At the peak of Maunakea, among some of the most advanced astronomical tools in the world, the W. M. Keck Observatory operates twin telescopes, each weighing 300 tons and operating ten-meter mirrors. Visible from HPA’s campus on any clear day, they are rarely seen up close by lay-people. Yet on a frigid day last March, Brianna Ryan ’19 made the trek to 14,000 feet, her toes freezing in the sub-zero temperatures and a hard hat on her head as protection from the falling ice that accompanied high winds. This adventure was a culmination of her work as an intern for Keck, an opportunity made possible through HPA. “If it weren’t for HPA,” she says, “I wouldn’t be the budding scientist I am today.”
Born and raised on Kauai, Ryan attended a small town high school that didn’t focus on college preparation. By the end of freshman year, she maxed-out the curriculum, having taken high school classes since seventh grade.

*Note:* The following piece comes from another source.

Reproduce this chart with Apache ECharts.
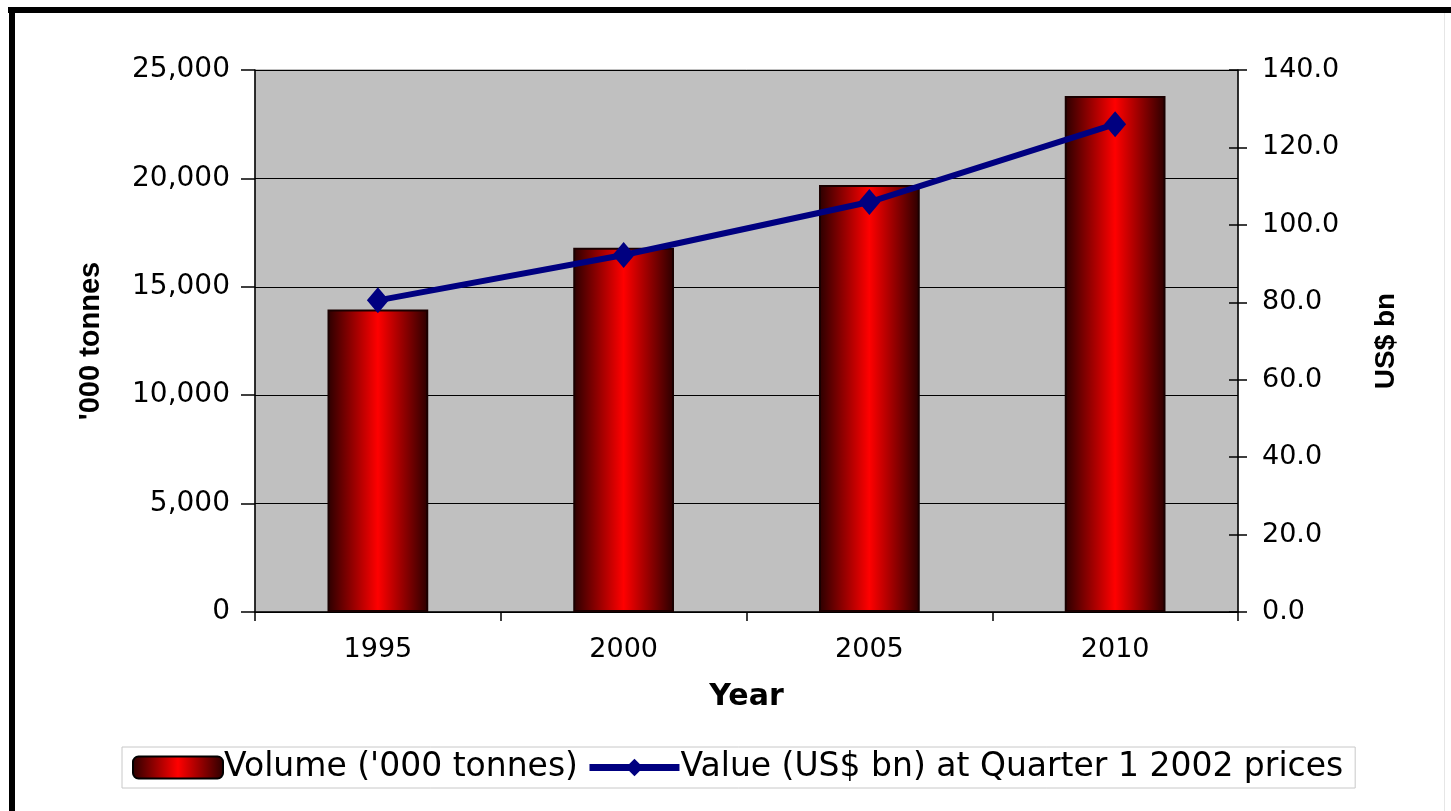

A friend encouraged Ryan to look into HPA, and after a tour she was, she explains, “in love”—not only with the possibilities for studying advanced math and physics but also with the HPA Energy Lab.
If it weren’t for HPA, I wouldn’t be the budding scientist I am today.”
As a sophomore, Ryan jumped right into upper-level courses at HPA, including Multivariable Calculus, English 11 Honors, and AP Physics C. She began ISR (Independent Science Research) at the E-Lab, working on her idea for a particle physics website geared toward high school students and joining other student projects, including the Hi-SEAS Mars simulation on Maunaloa (for which the E-Lab monitors data) and an exploration of inter-space settlements.
However, Ryan’s most exciting research opportunity occurred when she was selected as a Keck Observatory intern in the fall of 2018. Now, on top of an already demanding course-load, Ryan spends about 10 hours a week at Keck’s offices in Waimea, with another six hours of her own time focused on independently analyzing data or coding.
Ryan’s project with Keck involves some impressive, high-level research: developing programs to enable computers to analyze light (spectral data) from embedded stellar clusters, which are often clouds of gas full of active star formation. In layman’s terms, she is looking at the birth of stars. Brianna works with Python, a common coding language for STEM, creating a platform for data reduction for MOSFIRE, an infrared detector. Her most challenging bit of coding involved creating a method for reading spectral data for a particular type of star—longslit, A0 stars—and using it to subtract Earth’s atmosphere from the rest of the data. This research will move forward our understanding of how stars are formed.
Her experience with Keck won’t necessarily end once she leaves HPA. This fall, Ryan is off to MIT, but she will remain part of her project’s final stages. “It would be nice,” she says modestly, to not only have her name on the final published paper when this work goes public but more importantly see her work come to fruition. In future, she has her own questions and theories about embedded clusters that she’d like to answer. “It’s incredibly exciting,” she says, “to be part of creating new knowledge, generating information that other people, even future high school students, will one day use and study.”